Pearl Lenore Curran's Reflections about 'Patience Worth'

 
Pearl Lenore Curran (1883-1937) wrote an article about her psychic experiences with "the association which I describe as the presence of Patience Worth."  In 1920 the magazine The Unpartizan Review issue 26 noted about the St. Louis resident: "Mrs. Curran has attained a unique place in the annals of literary America as the psychic sensitive through whom the novels, essays and poems of Patience Worth have been transmitted."

Here are some noteworthy excerpts from the article, which was entitled in an ironic fashion "A Nut for Psychologists".

Let any man announce himself a psychic if he would feel the firm ground of his respectability slip from beneath his feet.  He may have attained through rigorous living an enviable reputation, but if he once admits himself an instrument differing in any manner from the masses, he will find himself a suspected character.  Science with side glances will talk secretly of dire and devious matters, connecting with his name such doubtful associates as dis-associations, obsessions, secret deviltries of all manner and kind.  They humor the subject and listen tolerantly to his effort to prove himself sane, while they cast wise eyes and smile.

He will find that the mere act of honestly trying to give the world the truth, has opened the door of his soul to ridicule and abuse.  It is my honest belief that the humiliation the world has offered to the psychic has kept many splendid examples of God's mysteries hidden and that there are many true and wonderful phenomena that are not disclosed or announced, for this reason only.

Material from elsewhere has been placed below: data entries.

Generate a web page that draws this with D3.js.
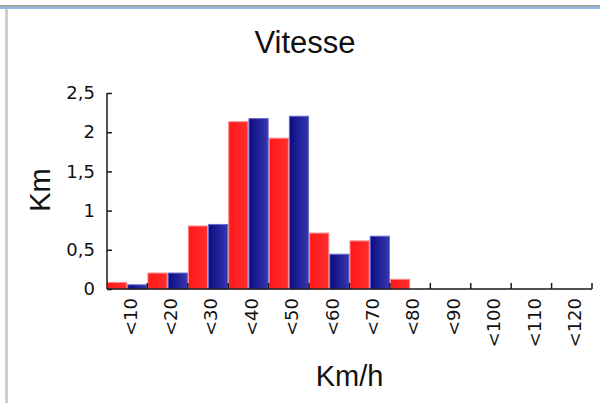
<!DOCTYPE html>
<html>
<meta charset="utf-8">
<head>
  <title>Vitesse</title>
  <script src="https://d3js.org/d3.v7.min.js"></script>
  <style>
    body { margin: 0; background: #fff; }
    svg { display: block; }
  </style>
</head>
<body>
<div id="my_dataviz"></div>

<script>

// data
var categories = ["<10", "<20", "<30", "<40", "<50", "<60", "<70", "<80", "<90", "<100", "<110", "<120"];
var redValues  = [0.09, 0.21, 0.81, 2.14, 1.93, 0.72, 0.62, 0.13, 0, 0, 0, 0];
var blueValues = [0.06, 0.21, 0.83, 2.18, 2.21, 0.45, 0.68, 0, 0, 0, 0, 0];
var yTicks = [0, 0.5, 1, 1.5, 2, 2.5];

var W = 600, H = 403;
var margin = {top: 93, right: 8, bottom: 114, left: 107};
var width = W - margin.left - margin.right,
    height = H - margin.top - margin.bottom;

var svg = d3.select("#my_dataviz").append("svg")
    .attr("width", W)
    .attr("height", H);

// window frame
svg.append("rect").attr("x", 0).attr("y", 5).attr("width", W).attr("height", 2).attr("fill", "#a4a4a4");
svg.append("rect").attr("x", 0).attr("y", 7).attr("width", W).attr("height", 2).attr("fill", "#93bbe6");
svg.append("rect").attr("x", 5).attr("y", 9).attr("width", 3).attr("height", H).attr("fill", "#cdcdcd");

var defs = svg.append("defs");
function grad(id, c1, c2) {
  var g = defs.append("linearGradient").attr("id", id)
    .attr("x1", "0%").attr("x2", "100%").attr("y1", "0%").attr("y2", "0%");
  g.append("stop").attr("offset", "0%").attr("stop-color", c1);
  g.append("stop").attr("offset", "100%").attr("stop-color", c2);
}
grad("gradRed", "#ff1818", "#ff2e2e");
grad("gradBlue", "#0b0b82", "#3636ae");

var g = svg.append("g")
    .attr("transform", "translate(" + margin.left + "," + margin.top + ")");

var x = d3.scaleBand().domain(categories).range([0, width]).padding(0);
var y = d3.scaleLinear().domain([0, 2.5]).range([height, 0]);

var bw = x.bandwidth() / 2;

// red series
g.selectAll(".barRed")
  .data(categories.map(function(c, i) { return {cat: c, v: redValues[i]}; }))
  .enter().append("rect")
    .attr("class", "barRed")
    .attr("x", function(d) { return x(d.cat) + 0.5; })
    .attr("y", function(d) { return y(d.v) + 0.5; })
    .attr("width", bw - 1)
    .attr("height", function(d) { return Math.max(0, height - y(d.v) - 0.5); })
    .attr("fill", "url(#gradRed)")
    .attr("stroke", "#ff8c8c")
    .attr("stroke-width", 1)
    .style("display", function(d) { return d.v > 0 ? null : "none"; });

// blue series
g.selectAll(".barBlue")
  .data(categories.map(function(c, i) { return {cat: c, v: blueValues[i]}; }))
  .enter().append("rect")
    .attr("class", "barBlue")
    .attr("x", function(d) { return x(d.cat) + bw + 0.5; })
    .attr("y", function(d) { return y(d.v) + 0.5; })
    .attr("width", bw - 1)
    .attr("height", function(d) { return Math.max(0, height - y(d.v) - 0.5); })
    .attr("fill", "url(#gradBlue)")
    .attr("stroke", "#6a6ad2")
    .attr("stroke-width", 1)
    .style("display", function(d) { return d.v > 0 ? null : "none"; });

// y axis
var yAxis = g.append("g")
  .call(d3.axisLeft(y).tickValues(yTicks).tickSize(-5).tickPadding(12)
    .tickFormat(function(d) { return String(d).replace(".", ","); }));
yAxis.select(".domain").remove();
yAxis.selectAll("line").attr("stroke", "#1a1a1a").attr("stroke-width", 1.5);
yAxis.selectAll("text")
  .style("font-family", "'DejaVu Sans', Verdana, sans-serif")
  .style("font-size", "18px")
  .attr("fill", "#111");

// x axis labels
var xAxis = g.append("g")
  .attr("transform", "translate(0," + height + ")")
  .call(d3.axisBottom(x).tickSize(0).tickPadding(0));
xAxis.select(".domain").remove();
xAxis.selectAll("text")
  .style("font-family", "'DejaVu Sans', Verdana, sans-serif")
  .style("font-size", "18px")
  .attr("fill", "#111")
  .attr("text-anchor", "end")
  .attr("transform", "rotate(-90)")
  .attr("x", -9)
  .attr("y", 3)
  .attr("dy", ".35em");

// x ticks at band boundaries
var bounds = categories.map(function(c) { return x(c) + x.bandwidth(); });
g.selectAll(".xtick")
  .data(bounds)
  .enter().append("line")
    .attr("class", "xtick")
    .attr("x1", function(d) { return d; })
    .attr("x2", function(d) { return d; })
    .attr("y1", height)
    .attr("y2", height - 6)
    .attr("stroke", "#1a1a1a")
    .attr("stroke-width", 1.5);

// axis lines
g.append("line").attr("x1", 0).attr("x2", width).attr("y1", height).attr("y2", height)
  .attr("stroke", "#1a1a1a").attr("stroke-width", 1.5);
g.append("line").attr("x1", 0).attr("x2", 0).attr("y1", 0).attr("y2", height)
  .attr("stroke", "#1a1a1a").attr("stroke-width", 1.5);

// titles
svg.append("text")
  .attr("x", 305).attr("y", 53)
  .attr("text-anchor", "middle")
  .style("font-family", "'Liberation Sans', Arial, sans-serif")
  .style("font-size", "31px")
  .attr("fill", "#111")
  .text("Vitesse");

svg.append("text")
  .attr("x", margin.left + width / 2).attr("y", 386)
  .attr("text-anchor", "middle")
  .style("font-family", "'Liberation Sans', Arial, sans-serif")
  .style("font-size", "29px")
  .attr("fill", "#111")
  .text("Km/h");

svg.append("text")
  .attr("transform", "translate(50,190) rotate(-90)")
  .attr("text-anchor", "middle")
  .style("font-family", "'Liberation Sans', Arial, sans-serif")
  .style("font-size", "29px")
  .attr("fill", "#111")
  .text("Km");

</script>
</body>
</html>
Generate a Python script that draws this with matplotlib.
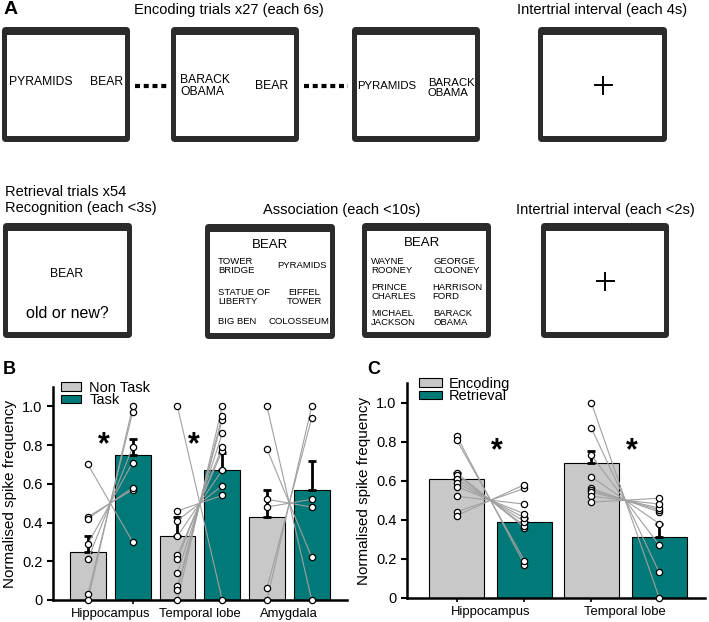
import matplotlib.pyplot as plt
from matplotlib.patches import FancyBboxPatch, Rectangle, Patch

plt.rcParams['font.family'] = ['Liberation Sans', 'DejaVu Sans']

# Painel B: Non Task x Task
regioes_b = ['Hippocampus', 'Temporal lobe', 'Amygdala']
media_nontask = [0.25, 0.33, 0.43]
erro_nontask = [0.08, 0.10, 0.14]
media_task = [0.75, 0.67, 0.57]
erro_task = [0.08, 0.09, 0.15]
pontos_nontask = [
    [0.70, 0.43, 0.42, 0.29, 0.21, 0.03, 0.0],
    [1.0, 0.46, 0.41, 0.33, 0.23, 0.21, 0.14, 0.07, 0.05, 0.0],
    [1.0, 0.78, 0.52, 0.48, 0.06, 0.0],
]
pontos_task = [
    [0.30, 0.57, 0.58, 0.71, 0.79, 0.97, 1.0],
    [0.0, 0.54, 0.59, 0.67, 0.77, 0.79, 0.86, 0.93, 0.95, 1.0],
    [0.0, 0.22, 0.48, 0.52, 0.94, 1.0],
]
signif_b = [True, True, False]

# Painel C: Encoding x Retrieval
regioes_c = ['Hippocampus', 'Temporal lobe']
media_enc = [0.61, 0.69]
erro_enc = [0.03, 0.06]
media_ret = [0.39, 0.31]
erro_ret = [0.02, 0.07]
pontos_enc = [
    [0.83, 0.81, 0.64, 0.63, 0.61, 0.59, 0.57, 0.52, 0.44, 0.42],
    [1.0, 0.87, 0.73, 0.62, 0.56, 0.55, 0.54, 0.52, 0.49],
]
pontos_ret = [
    [0.17, 0.19, 0.36, 0.37, 0.39, 0.41, 0.43, 0.48, 0.56, 0.58],
    [0.0, 0.13, 0.27, 0.38, 0.44, 0.45, 0.46, 0.48, 0.51],
]
signif_c = [True, True]

CINZA = '#c8c8c8'
VERDE = '#007a78'
MOLDURA = '#2b2b2b'

fig = plt.figure(figsize=(7.09, 6.22), dpi=100)

# ---------- Painel A (esquema das tarefas, em pixels) ----------
axa = fig.add_axes([0, 0, 1, 1])
axa.set_xlim(0, 709)
axa.set_ylim(622, 0)
axa.axis('off')


def desenhar_tela(x0, y0, x1, y1, topo=8, lado=5, baixo=6):
    axa.add_patch(FancyBboxPatch((x0, y0), x1 - x0, y1 - y0,
                                 boxstyle='round,pad=0,rounding_size=4',
                                 fc=MOLDURA, ec='none'))
    axa.add_patch(Rectangle((x0 + lado, y0 + topo), x1 - x0 - 2 * lado,
                            y1 - y0 - topo - baixo, fc='white', ec='none'))


def cruz(cx, cy, r=8.5):
    axa.plot([cx - r, cx + r], [cy, cy], color='black', lw=1.4)
    axa.plot([cx, cx], [cy - r, cy + r], color='black', lw=1.4)


telas = [(2, 27, 130, 142), (171, 27, 299, 142), (352, 27, 480, 142),
         (538, 27, 667, 142), (3, 223, 132, 338), (205, 224, 335, 339),
         (362, 223, 491, 338), (541, 223, 669, 338)]
for t in telas:
    desenhar_tela(*t)

for xa, xb in [(135, 168), (304, 348)]:
    axa.plot([xa, xb], [86, 86], color='black', lw=3, linestyle=(0, (1.2, 0.9)))

ft = 10.5
axa.text(4, 10, 'A', fontsize=14, fontweight='bold', va='center', ha='left')
axa.text(229, 10, 'Encoding trials x27 (each 6s)', fontsize=ft, ha='center', va='center')
axa.text(602, 10, 'Intertrial interval (each 4s)', fontsize=ft, ha='center', va='center')
axa.text(5, 192, 'Retrieval trials x54', fontsize=ft, ha='left', va='center')
axa.text(5, 208, 'Recognition (each <3s)', fontsize=ft, ha='left', va='center')
axa.text(342, 210, 'Association (each <10s)', fontsize=ft, ha='center', va='center')
axa.text(605, 210, 'Intertrial interval (each <2s)', fontsize=ft, ha='center', va='center')

fs = 8.7
axa.text(9, 82, 'PYRAMIDS', fontsize=fs, ha='left', va='center')
axa.text(123, 82, 'BEAR', fontsize=fs, ha='right', va='center')
axa.text(180, 86, 'BARACK\nOBAMA', fontsize=fs, ha='left', va='center', linespacing=1.0)
axa.text(255, 86, 'BEAR', fontsize=fs, ha='left', va='center')
axa.text(357, 86, 'PYRAMIDS', fontsize=fs - 0.5, ha='left', va='center')
axa.text(428, 88, 'BARACK\nOBAMA', fontsize=fs - 0.5, ha='left', va='center', linespacing=1.0)
cruz(603, 85)

axa.text(67, 274, 'BEAR', fontsize=fs, ha='center', va='center')
axa.text(67, 313, 'old or new?', fontsize=11.5, ha='center', va='center')

fs2 = 6.8
axa.text(270, 245, 'BEAR', fontsize=9.5, ha='center', va='center')
axa.text(218, 266, 'TOWER\nBRIDGE', fontsize=fs2, ha='left', va='center', linespacing=1.0)
axa.text(302, 266, 'PYRAMIDS', fontsize=fs2, ha='center', va='center')
axa.text(218, 297, 'STATUE OF\nLIBERTY', fontsize=fs2, ha='left', va='center', linespacing=1.0)
axa.text(304, 297, 'EIFFEL\nTOWER', fontsize=fs2, ha='center', va='center', linespacing=1.0)
axa.text(218, 322, 'BIG BEN', fontsize=fs2, ha='left', va='center')
axa.text(299, 322, 'COLOSSEUM', fontsize=fs2, ha='center', va='center')

axa.text(422, 243, 'BEAR', fontsize=9.5, ha='center', va='center')
axa.text(371, 266, 'WAYNE\nROONEY', fontsize=fs2, ha='left', va='center', linespacing=1.0)
axa.text(433, 266, 'GEORGE\nCLOONEY', fontsize=fs2, ha='left', va='center', linespacing=1.0)
axa.text(371, 292, 'PRINCE\nCHARLES', fontsize=fs2, ha='left', va='center', linespacing=1.0)
axa.text(432, 292, 'HARRISON\nFORD', fontsize=fs2, ha='left', va='center', linespacing=1.0)
axa.text(371, 318, 'MICHAEL\nJACKSON', fontsize=fs2, ha='left', va='center', linespacing=1.0)
axa.text(433, 318, 'BARACK\nOBAMA', fontsize=fs2, ha='left', va='center', linespacing=1.0)
cruz(605, 281)

axa.text(3, 369, 'B', fontsize=13, fontweight='bold', ha='left', va='center')
axa.text(367, 369, 'C', fontsize=13, fontweight='bold', ha='left', va='center')


# ---------- Paineis B e C ----------
def desenhar_painel(ax, regioes, med_a, err_a, med_b, err_b, pts_a, pts_b,
                    desloc, largura, signif, estrela_dx, estrela_y):
    centros = list(range(len(regioes)))
    for i, c in enumerate(centros):
        xa, xb = c - desloc, c + desloc
        ax.bar(xa, med_a[i], largura, color=CINZA, edgecolor='black', lw=0.8, zorder=1)
        ax.bar(xb, med_b[i], largura, color=VERDE, edgecolor='black', lw=0.8, zorder=1)
        ax.errorbar([xa], [med_a[i]], yerr=[[0], [err_a[i]]], fmt='none', ecolor='black',
                    elinewidth=2, capsize=3, capthick=2, zorder=2)
        ax.errorbar([xb], [med_b[i]], yerr=[[0], [err_b[i]]], fmt='none', ecolor='black',
                    elinewidth=2, capsize=3, capthick=2, zorder=2)
        for pa, pb in zip(pts_a[i], pts_b[i]):
            ax.plot([xa, xb], [pa, pb], color='#a0a0a0', lw=0.8, zorder=3)
        ax.plot([xa] * len(pts_a[i]), pts_a[i], 'o', mfc='white', mec='black',
                ms=4.5, mew=0.9, zorder=4, clip_on=False)
        ax.plot([xb] * len(pts_b[i]), pts_b[i], 'o', mfc='white', mec='black',
                ms=4.5, mew=0.9, zorder=4, clip_on=False)
        if signif[i]:
            ax.text(c + estrela_dx, estrela_y, '*', fontsize=22, fontweight='bold',
                    ha='center', va='center')
    ax.set_ylim(0, 1.1)
    ax.set_yticks([0, 0.2, 0.4, 0.6, 0.8, 1.0])
    ax.set_yticklabels(['0', '0.2', '0.4', '0.6', '0.8', '1.0'], fontsize=10.5)
    ax.set_xticks(centros)
    ax.set_xticklabels(regioes, fontsize=9.4)
    ax.set_xticks([c + s * desloc for c in centros for s in (-1, 1)], minor=True)
    ax.tick_params(axis='x', which='major', length=0, pad=6)
    ax.tick_params(axis='x', which='minor', length=3, width=1.2)
    ax.tick_params(axis='y', length=4, width=1.5, direction='out')
    for lado in ['top', 'right']:
        ax.spines[lado].set_visible(False)
    for lado in ['left', 'bottom']:
        ax.spines[lado].set_linewidth(1.8)
    ax.set_ylabel('Normalised spike frequency', fontsize=11)
    ax.patch.set_alpha(0)


axb = fig.add_axes([0.0748, 0.0354, 0.4147, 0.3424])
desenhar_painel(axb, regioes_b, media_nontask, erro_nontask, media_task, erro_task,
                pontos_nontask, pontos_task, 0.25, 0.40, signif_b, -0.07, 0.80)
axb.set_xlim(-0.64, 2.645)
axb.legend(handles=[Patch(fc=CINZA, ec='black', lw=0.8, label='Non Task'),
                    Patch(fc=VERDE, ec='black', lw=0.8, label='Task')],
           loc='upper left', bbox_to_anchor=(0.027, 1.03), frameon=False, fontsize=10.5,
           handlelength=1.4, handleheight=0.5, labelspacing=-0.1, handletextpad=0.55,
           borderpad=0, borderaxespad=0)

axc = fig.add_axes([0.574, 0.039, 0.420, 0.345])
desenhar_painel(axc, regioes_c, media_enc, erro_enc, media_ret, erro_ret,
                pontos_enc, pontos_ret, 0.252, 0.407, signif_c, 0.05, 0.75)
axc.set_xlim(-0.62, 1.59)
axc.legend(handles=[Patch(fc=CINZA, ec='black', lw=0.8, label='Encoding'),
                    Patch(fc=VERDE, ec='black', lw=0.8, label='Retrieval')],
           loc='upper left', bbox_to_anchor=(0.04, 1.03), frameon=False, fontsize=10.5,
           handlelength=1.6, handleheight=0.5, labelspacing=-0.1, handletextpad=0.45,
           borderpad=0, borderaxespad=0)

fig.savefig('out.png', dpi=100)
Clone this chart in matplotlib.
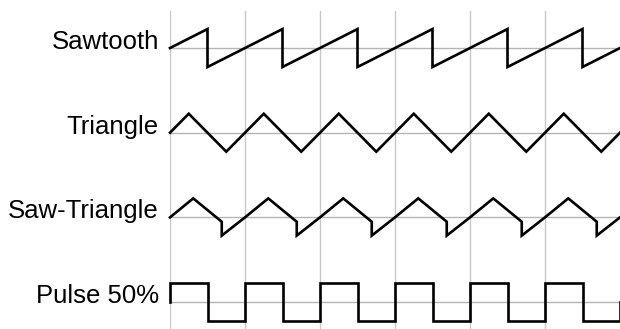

During the six years I have written for Patience Worth, I have had as witnesses, with me at the board, thousands of people.  I have never attempted any preparation either for the meetings or, when writing, for any of the results; all have been impromptu.  My own opinions even after all this long experience, are worth nothing to the most ordinary scientist.  I am giving these facts that he may classify or not as he pleases.
 
Whatever may be the association which I describe as the presence of Patience Worth, it is one of the most beautiful that it can be the privilege of a human being to experience.  Through this contact I have been educated to a deeper spiritual understanding and appreciation that I might have acquired in any study I can conceive of.  Six years ago I could not have understood the literature of Patience Worth, had it been shown to me.  And I doubt if it would have attracted me sufficiently to give me the desire to study it.

The pictorial visions which accompany the coming of the words have acted as a sort of primer, and gradually developed within me a height of appreciation by persistently tempting my curiosity with representations of incidents and symbols.  I am like a child with a magic picture book.  Once I look upon it, all I have to do is to watch its pages open before me, and revel in their beauty and variety and novelty.

Probably this is the most persistent phase of the phenomena, this series of panoramic and symbolic pictures which never fail to show with each expression of Patience where there is any possibility of hiving an ocular illustration of an expression.

When the poems come, there also appear before my eyes images of each successive symbol, as the words are given me.  If the stars are mentioned, I see them in the sky.  If heights or deeps or wide spaces are mentioned, I get positively frightening sweeps of space.  So it is with the smaller things of Nature, the fields, the flowers and trees, with the field animals, whether they are mentioned in the poem or not.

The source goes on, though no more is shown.